Moody’s forecasts CEE growth in 2022, amid soaring inflationReading Time: 4 minutes
The loan-book performance of banks in Central and Eastern Europe (CEE) is set to worsen as interest rate hikes take their toll on the loan repayment capacity of borrowers, according to a report released by Moody’s on Thursday.
The credit rating agency notes that although CEE region’s inflation has recently been higher than the EU average, until 2021 this was largely within the central banks’ target ranges of 2%-4% in Hungary, 1.5%-3.5% in Poland and Romania, and 2% in Czechia.
However CEE central banks have recently “aggressively tightened monetary policy” with further hikes likely. Rising interest rates have widened banks’ net interest margins, their main source of profit, Moody’s adds, with banks in Poland and Hungary “most vulnerable to profit erosion”.

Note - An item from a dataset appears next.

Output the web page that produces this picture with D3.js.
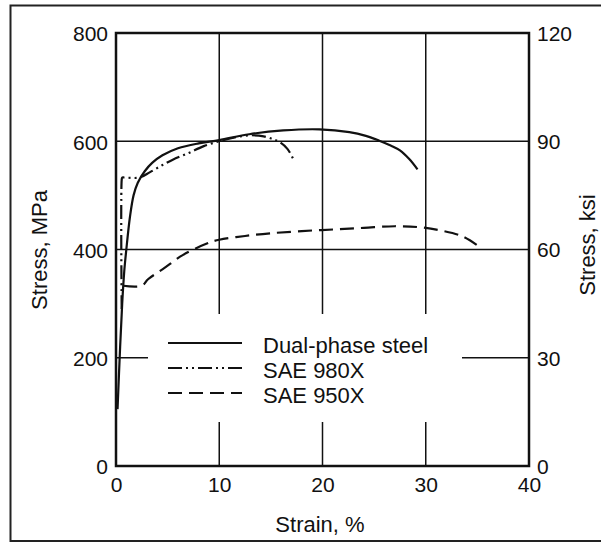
<!DOCTYPE html>
<html lang="en">
<head>
<meta charset="UTF-8">
<title>Stress-strain curves</title>
<script src="https://d3js.org/d3.v7.min.js"></script>
<style>
  body { margin: 0; background: #fff; }
  text { font-family: "Liberation Sans", Arial, Helvetica, sans-serif; fill: #111; }
  .tick text { font-size: 21px; }
</style>
</head>
<body>
<script>
// data: [strain %, stress MPa]
const dualPhase = [[0.15,105],[0.4,220],[0.6,300],[0.8,360],[1.0,400],[1.35,460],[1.7,500],[2.1,523],
  [2.8,545],[3.5,560],[4.5,574],[6,587],[8,596],[10,602],[12.9,613],[16.2,620],[19.7,622],[22.6,617],
  [24.2,610],[25.5,601],[26.6,592],[27.5,583],[28.4,567],[29.2,548]];
const sae980 = [[0.55,290],[0.55,528],[0.6,533],[0.8,533],[2.3,533],[3.3,543],[4.5,556],[5.5,566],
  [7,578],[8.5,591],[10,600],[11.5,607],[13,611],[14.3,609],[15.3,603],[15.9,598],[16.6,586],[17.2,566]];
const sae950 = [[0.7,333],[2.5,333],[3.1,345],[4.7,366],[6.5,390],[8.8,411],[10,418],[12.5,425],
  [15,430],[18,434],[21,437],[24,440],[27,443],[29.5,441],[31.5,435],[33.6,424],[35.2,405]];

const seriesNames = ["Dual-phase steel", "SAE 980X", "SAE 950X"];
const seriesDash = [null, "14,4,2,4,2,4", "14,7"];
const seriesData = [dualPhase, sae980, sae950];

const strainTicks = [0, 10, 20, 30, 40];
const mpaTicks = [0, 200, 400, 600, 800];
const ksiTicks = [0, 30, 60, 90, 120];

const width = 601, height = 548;
const plotLeft = 116, plotRight = 529, plotTop = 33, plotBottom = 466;

const svg = d3.select("body").append("svg")
  .attr("width", width)
  .attr("height", height);

// outer frame of the scanned figure
svg.append("rect")
  .attr("x", 10.5).attr("y", 5.5)
  .attr("width", 620).attr("height", 535.5)
  .attr("fill", "none").attr("stroke", "#222").attr("stroke-width", 2);

const x = d3.scaleLinear().domain([0, 40]).range([plotLeft, plotRight]);
const y = d3.scaleLinear().domain([0, 800]).range([plotBottom, plotTop]);
const yKsi = d3.scaleLinear().domain([0, 120]).range([plotBottom, plotTop]);

// grid
svg.append("g").selectAll("line")
  .data(strainTicks.slice(1, -1))
  .enter().append("line")
  .attr("x1", d => x(d)).attr("x2", d => x(d))
  .attr("y1", plotTop).attr("y2", plotBottom)
  .attr("stroke", "#111").attr("stroke-width", 1.5);

svg.append("g").selectAll("line")
  .data(mpaTicks.slice(1, -1))
  .enter().append("line")
  .attr("x1", plotLeft).attr("x2", plotRight)
  .attr("y1", d => y(d)).attr("y2", d => y(d))
  .attr("stroke", "#111").attr("stroke-width", 1.5);

// legend background hides the grid behind it
svg.append("rect")
  .attr("x", 148).attr("y", 314)
  .attr("width", 314).attr("height", 108)
  .attr("fill", "#fff");

// axes
svg.append("g")
  .attr("transform", "translate(" + plotLeft + ",0)")
  .call(d3.axisLeft(y).tickValues(mpaTicks).tickSize(0).tickPadding(8))
  .call(g => g.select(".domain").remove())
  .selectAll("text").attr("dy", "0.38em");

svg.append("g")
  .attr("transform", "translate(" + plotRight + ",0)")
  .call(d3.axisRight(yKsi).tickValues(ksiTicks).tickSize(0).tickPadding(8))
  .call(g => g.select(".domain").remove())
  .selectAll("text").attr("dy", "0.35em");

svg.append("g")
  .attr("transform", "translate(0," + plotBottom + ")")
  .call(d3.axisBottom(x).tickValues(strainTicks).tickSize(0).tickPadding(11))
  .call(g => g.select(".domain").remove());

svg.append("rect")
  .attr("x", plotLeft).attr("y", plotTop)
  .attr("width", plotRight - plotLeft).attr("height", plotBottom - plotTop)
  .attr("fill", "none").attr("stroke", "#111").attr("stroke-width", 2.5);

// curves
const line = d3.line()
  .x(d => x(d[0]))
  .y(d => y(d[1]))
  .curve(d3.curveCatmullRom.alpha(0.5));

svg.append("g").selectAll("path")
  .data(seriesData)
  .enter().append("path")
  .attr("d", line)
  .attr("fill", "none")
  .attr("stroke", "#111")
  .attr("stroke-width", 2.2)
  .attr("stroke-dasharray", (d, i) => seriesDash[i]);

// legend
const legend = svg.append("g");
seriesNames.forEach((name, i) => {
  const ly = 343 + i * 25;
  legend.append("line")
    .attr("x1", 168).attr("x2", 242)
    .attr("y1", ly).attr("y2", ly)
    .attr("stroke", "#111").attr("stroke-width", 2)
    .attr("stroke-dasharray", seriesDash[i]);
  legend.append("text")
    .attr("x", 263).attr("y", ly + 10)
    .attr("font-size", "22px")
    .text(name);
});

// axis titles
svg.append("text")
  .attr("x", 320).attr("y", 532)
  .attr("text-anchor", "middle")
  .attr("font-size", "22px")
  .text("Strain, %");

svg.append("text")
  .attr("transform", "translate(47,250) rotate(-90)")
  .attr("text-anchor", "middle")
  .attr("font-size", "22px")
  .text("Stress, MPa");

svg.append("text")
  .attr("transform", "translate(595,245) rotate(-90)")
  .attr("text-anchor", "middle")
  .attr("font-size", "22px")
  .text("Stress, ksi");
</script>
</body>
</html>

Nevertheless Moody’s expects CEE economies to continue to grow significantly this year, barring a full-scale cut-off in the supply of Russian gas. According to the credit agency, “growth will significantly reduce in 2023 but unemployment should stay low.
“The rising cost of living and higher borrowing costs will dampen loan demand by households – the main loan growth engine over the last two years. But loan demand from the corporate sector, particularly for working capital loans, will stay firm, powering overall loan growth,” Moody’s analysts add.
To combat “galloping inflation”, CEE central banks began tightening monetary policy in June 2021, according to the report, resulting in policy interest rates reaching levels not seen in the last decade.
Moody’s underlines that “we expect inflation in the CEE countries to remain among the highest in the European Union (EU) in 2023 and well above central bank targets for some time.”
Polish and Hungarian banks have a larger share of floating-rate loans than their CEE peers, Moody’s notes, surmising that “rising loan-loss provisioning costs and problem loans will therefore hit them hardest”.
Meanwhile government actions have hit profits: Hungarian banks are now obliged to pay a windfall tax on profits. In Poland, banks must bear the cost of an eight-month moratorium on mortgage repayments, and also may face a windfall tax.
Moody says variable-rate loans extended at ultra-low interest rates since 2020 will be at particular risk.
Analysts at the financial services company add that “adverse government actions, including windfall taxes on banks’ profits as well as enforced payment holidays on mortgages “will also take a toll”. Nevertheless, strengthening revenues and comfortable loan-loss reserves will largely protect banks’ earnings, they add.
Moody’s adds that CEE central banks were among the first in the world to tighten monetary policy in a bid to tackle soaring inflation, recalling that the Hungarian central bank has increased interest rates by 12 percentage points (pps) since June 2021, while its Czech counterpart has hiked rates by almost 7 pps and the Polish central bank by more than 6 pps. According to the credit agency, “further increases may be on the cards, particularly in Romania”.
The most immediate positive impact on rising interest rates – widening the net interest margins of banks – are in Czechia and Poland, Moody’s writes, although Romanian, Slovak and Slovenian banks are also raising yields on loan offerings “in line with forward interest-rate curves”.
Interest rates have risen most sharply in Hungary, meaning the benefit to the banks’ loan yields will be held back by a large share of fixed-rate loans and banks’ heavy investments in longer maturity fixed-rate government bonds. Moodys analysts noted that these “will take time to roll over at higher rates”.
However, the credit rating agency adds, inflation and higher rates increase the risk of borrower default. According to Moody’s analysts, both inflation and higher rates make debt repayments harder for borrowers, although the consequent impact of “problem loans” should be limited.
Moody’s notes that private-sector debt in CEE is lower than in Western Europe, and meanwhile, loan conditions are strict. New mortgage loans granted at ultra-low interest rates in 2020-21 will represent a weak point, the credit agency adds, although high loan-loss reserves “provide a buffer”.